Un attentat à la veille de Noël? À Paris ce vendredi 23 décembre, en début d'après-midi, le scénario du pire était de plus en plus évoqué alors que la préfecture de police bouclait le quartier de la rue d’Enghien, où s’est déroulée vers midi une fusillade qui a fait trois morts et plusieurs blessés graves, selon les premiers bilans.
Les coups de feu auraient été tirés à l’intérieur du centre culturel kurde Ahmet Kaya, installé dans cette artère peu touristique située derrière les grands boulevards, en contrebas de la gare de l’Est. Ce centre, géré par une association kurde de Paris, a souvent abrité des manifestations et colloques sur le Kurdistan et sur la résistance à l’État islamique dans la région du Levant. Il organise, chaque année en mai, un festival culturel et abrite les séances du Conseil démocratique kurde en France.
Selon la police, l’auteur présumé des coups de feu a été interpellé avec son arme. Il est âgé de 69 ans. Retraité de la SNCF, il s'était auparavant rendu coupable de plusieurs agressions racistes. Il avait été préalablement détenu, après s'en être pris à des réfugiés dans un campement de migrants.
Toile de fond tragique
C’est dans cette même partie de Paris, rue La Fayette, qu’avaient été tuées, dans la nuit du 9 au 10 janvier 2013, trois militantes kurdes: Fidan Doğan, Sakine Cansız et Leyla Söylemez, membres du Parti des travailleurs du Kurdistan. Les services secrets turcs sont soupçonnés d’avoir commandité ces meurtres. Le secret-défense a toujours empêché une enquête approfondie.
Qui dit attentat pense bien sûr, dans la capitale française, à la nuit tragique du 13 novembre 2015 qui avait vu des commandos terroristes islamistes attaquer le Stade de France, le Bataclan et plusieurs terrasses parisiennes. Bilan: 130 morts et 413 blessés. Les Kurdes, cibles possibles de la fusillade de ce vendredi 23 décembre, sont à la fois les adversaires résolus de Daech et ceux des autorités turques actuelles.

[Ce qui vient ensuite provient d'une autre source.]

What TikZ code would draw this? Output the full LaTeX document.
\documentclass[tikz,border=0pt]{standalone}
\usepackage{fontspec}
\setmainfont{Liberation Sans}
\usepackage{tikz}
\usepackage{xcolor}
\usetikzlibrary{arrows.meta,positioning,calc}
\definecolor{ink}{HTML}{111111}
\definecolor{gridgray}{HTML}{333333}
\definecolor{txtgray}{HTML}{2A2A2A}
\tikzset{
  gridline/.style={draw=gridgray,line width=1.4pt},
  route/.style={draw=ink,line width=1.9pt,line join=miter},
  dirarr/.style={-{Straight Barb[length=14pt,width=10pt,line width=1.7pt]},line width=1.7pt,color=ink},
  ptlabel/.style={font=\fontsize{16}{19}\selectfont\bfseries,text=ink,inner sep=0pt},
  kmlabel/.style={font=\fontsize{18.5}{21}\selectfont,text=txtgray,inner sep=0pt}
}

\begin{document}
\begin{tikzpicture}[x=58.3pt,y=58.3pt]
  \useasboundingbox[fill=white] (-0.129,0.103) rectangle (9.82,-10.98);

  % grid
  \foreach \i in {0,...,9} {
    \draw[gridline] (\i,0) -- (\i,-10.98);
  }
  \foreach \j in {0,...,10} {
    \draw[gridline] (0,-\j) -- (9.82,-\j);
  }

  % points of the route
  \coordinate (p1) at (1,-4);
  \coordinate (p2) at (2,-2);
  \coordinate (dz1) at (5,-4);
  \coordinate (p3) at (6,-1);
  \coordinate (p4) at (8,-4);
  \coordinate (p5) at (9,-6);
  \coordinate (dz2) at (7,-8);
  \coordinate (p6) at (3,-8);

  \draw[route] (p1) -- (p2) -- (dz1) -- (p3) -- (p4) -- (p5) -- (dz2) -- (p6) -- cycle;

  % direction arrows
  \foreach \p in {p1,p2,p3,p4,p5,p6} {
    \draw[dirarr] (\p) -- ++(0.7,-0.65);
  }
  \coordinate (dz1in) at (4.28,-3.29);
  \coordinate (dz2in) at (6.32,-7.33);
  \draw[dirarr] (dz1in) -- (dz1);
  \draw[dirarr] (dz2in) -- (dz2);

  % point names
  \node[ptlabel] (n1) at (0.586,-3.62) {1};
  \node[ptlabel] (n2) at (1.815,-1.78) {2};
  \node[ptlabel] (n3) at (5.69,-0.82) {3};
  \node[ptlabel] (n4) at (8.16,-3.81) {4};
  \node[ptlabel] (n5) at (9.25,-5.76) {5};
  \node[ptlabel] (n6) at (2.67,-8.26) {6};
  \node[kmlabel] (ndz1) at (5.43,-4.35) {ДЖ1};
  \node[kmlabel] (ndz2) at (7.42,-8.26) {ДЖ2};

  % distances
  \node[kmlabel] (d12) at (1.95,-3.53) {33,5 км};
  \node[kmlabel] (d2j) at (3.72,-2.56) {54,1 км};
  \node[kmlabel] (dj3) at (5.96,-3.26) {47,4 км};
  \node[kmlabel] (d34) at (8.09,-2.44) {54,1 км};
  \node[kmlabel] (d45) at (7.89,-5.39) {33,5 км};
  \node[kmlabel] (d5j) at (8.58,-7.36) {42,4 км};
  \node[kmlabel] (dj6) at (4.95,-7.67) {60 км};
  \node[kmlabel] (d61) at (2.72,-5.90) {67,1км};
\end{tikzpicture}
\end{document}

La cible apparente? La communauté kurde
Le président turc, Recep Tayyip Erdogan, a fait de la cessation du soutien aux exilés kurdes une condition de son accord pour que la Suède et la Finlande puissent rejoindre l’OTAN, l’Alliance atlantique dominée par les États-Unis. Résultat: le 2 décembre dernier, les autorités suédoises ont renvoyé en Turquie un membre présumé du Parti des travailleurs du Kurdistan (PKK), une organisation considérée comme terroriste par Ankara et par l’Union européenne (UE). La protection a aussitôt été renforcée autour de l'ambassade de Turquie à Paris. Une manifestation de soutien aux victimes est attendue demain dans la capitale française.

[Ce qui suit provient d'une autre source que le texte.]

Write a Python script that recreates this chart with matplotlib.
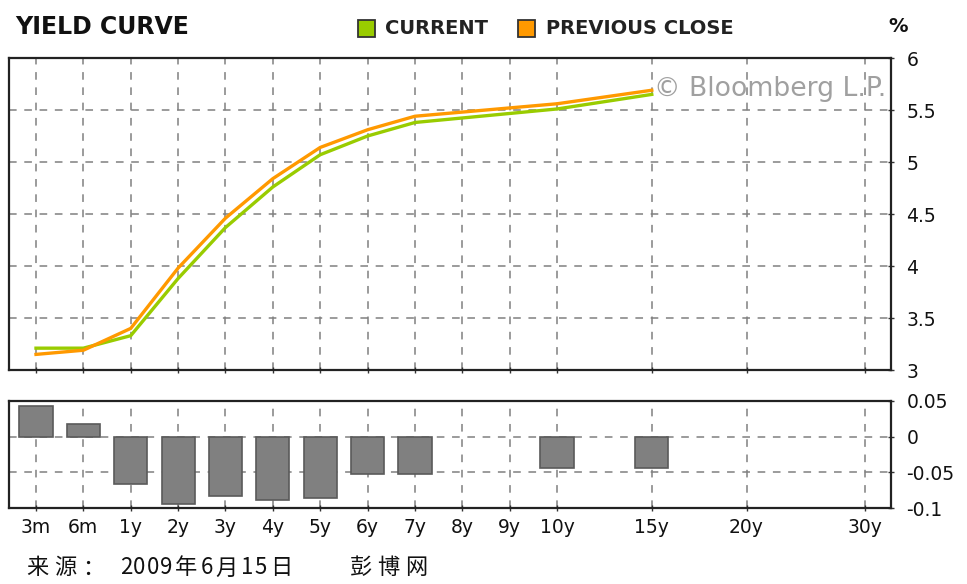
import matplotlib
matplotlib.use("Agg")
import matplotlib.pyplot as plt
from matplotlib.patches import Rectangle

# maturities on the axis and where each one sits
tenors = ["3m", "6m", "1y", "2y", "3y", "4y", "5y", "6y", "7y", "8y", "9y", "10y", "15y", "20y", "30y"]
slots = [0, 1, 2, 3, 4, 5, 6, 7, 8, 9, 10, 11, 13, 15, 17.5]
slot = dict(zip(tenors, slots))

# yields (%) for maturities that have quotes
quoted = ["3m", "6m", "1y", "2y", "3y", "4y", "5y", "6y", "7y", "10y", "15y"]
current = [3.21, 3.21, 3.33, 3.88, 4.37, 4.76, 5.07, 5.25, 5.38, 5.51, 5.65]
previous = [3.15, 3.19, 3.40, 3.98, 4.46, 4.84, 5.14, 5.31, 5.44, 5.56, 5.69]

# change since previous close
change = [0.043, 0.018, -0.067, -0.094, -0.083, -0.089, -0.086, -0.053, -0.053, -0.044, -0.044]

source = "来源： 2009年6月15日    彭博网"

GREEN = "#99cc00"
ORANGE = "#ff9900"
GRID = "#808080"

W, H = 967, 584
fig = plt.figure(figsize=(W / 100, H / 100), dpi=100)


def box(l, t, r, b):
    return [l / W, 1 - b / H, (r - l) / W, (b - t) / H]


def style(ax, ylim, yticks, gridy):
    ax.set_xlim(-0.57, 18.05)
    ax.set_ylim(*ylim)
    ax.yaxis.tick_right()
    ax.set_yticks(yticks)
    ax.set_yticklabels([f"{v:g}" for v in yticks], fontsize=13.5, color="#111111")
    ax.set_xticks(slots)
    for s in ax.spines.values():
        s.set_linewidth(1.6)
        s.set_color("#222222")
    ax.tick_params(axis="both", direction="inout", length=5, width=1, color="#333333")
    ax.tick_params(axis="y", pad=8.5)
    for x in slots:
        ax.axvline(x, color=GRID, lw=1.1, ls=(0, (5, 5)), zorder=0)
    for y in gridy:
        ax.axhline(y, color=GRID, lw=1.1, ls=(0, (5, 5)), zorder=0)


# upper panel: the curves
ax1 = fig.add_axes(box(9, 58, 891, 370))
style(ax1, (3, 6), [3, 3.5, 4, 4.5, 5, 5.5, 6], [3.5, 4, 4.5, 5, 5.5])
ax1.set_xticklabels([])
xq = [slot[t] for t in quoted]
ax1.plot(xq, current, color=GREEN, lw=2.4, solid_joinstyle="miter", zorder=3)
ax1.plot(xq, previous, color=ORANGE, lw=2.4, solid_joinstyle="miter", zorder=4)
ax1.text(13.05, 5.635, "\u00a9 Bloomberg L.P.", fontsize=19.2, color="#a0a0a0",
         ha="left", va="baseline", zorder=5, clip_on=True)

# lower panel: change bars
ax2 = fig.add_axes(box(9, 401, 891, 508))
style(ax2, (-0.1, 0.05), [-0.1, -0.05, 0, 0.05], [0, -0.05])
ax2.bar(xq, change, width=0.7, color="#808080", edgecolor="#5a5a5a", lw=1.2, zorder=3)
ax2.set_xticklabels(tenors, fontsize=13.5, color="#111111")
ax2.tick_params(axis="x", pad=5)

# header
fig.text(15 / W, 1 - 27 / H, "YIELD CURVE", fontsize=17, fontweight="bold",
         va="center", ha="left", color="#111111")
fig.patches.append(Rectangle((358 / W, 1 - 37 / H), 17 / W, 17 / H, transform=fig.transFigure,
                             facecolor=GREEN, edgecolor="#333333", lw=1.3))
fig.text(385 / W, 1 - 28 / H, "CURRENT", fontsize=14, fontweight="bold",
         va="center", ha="left", color="#222222")
fig.patches.append(Rectangle((518 / W, 1 - 37 / H), 17 / W, 17 / H, transform=fig.transFigure,
                             facecolor=ORANGE, edgecolor="#333333", lw=1.3))
fig.text(546 / W, 1 - 28 / H, "PREVIOUS CLOSE", fontsize=14, fontweight="bold",
         va="center", ha="left", color="#222222")
fig.text(888 / W, 1 - 27 / H, "%", fontsize=14, fontweight="bold",
         va="center", ha="left", color="#111111")

# source line, one character per cell like the old bitmap font
x = 24
for ch in source:
    cell = 27.5 if ord(ch) > 127 else 13.2
    if ch != " ":
        fig.text((x + cell / 2) / W, 1 - 568 / H, ch, fontsize=16,
                 family=["Noto Sans CJK SC", "DejaVu Sans"], va="center", ha="center",
                 color="#111111")
    x += cell

fig.savefig("out.png", dpi=100, facecolor="white")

Cette fusillade parisienne intervient quelques mois après le procès des attentats du 13-Novembre, baptisé V13, qui s’est achevé le 12 juillet 2022. L’accusé principal, Salah Abdeslam, seul survivant des commandos, y a été condamné à la perpétuité incompressible. Il est d’ailleurs de nouveau sur le banc des accusés à Bruxelles pour le procès des attentats commis dans la capitale belge en mars 2016.
Un autre procès-fleuve du terrorisme, celui de l’attentat de Nice le 14 juillet 2016, vient pour sa part de se conclure dans la même salle spéciale du Palais de justice de Paris. Le jugement est intervenu le 13 décembre.
La mouvance d'ultra-droite a récemment été ciblée par la police, qui a procédé à plusieurs vagues d'arrestations. Les dernières en date ont eu lieu le 15 décembre, après la demi-finale du Mondial de foot remportée par la France face au Maroc. Ces sympathisants d'extrême-droite envisageaient, selon la police, de mener des actions violentes durant la soirée.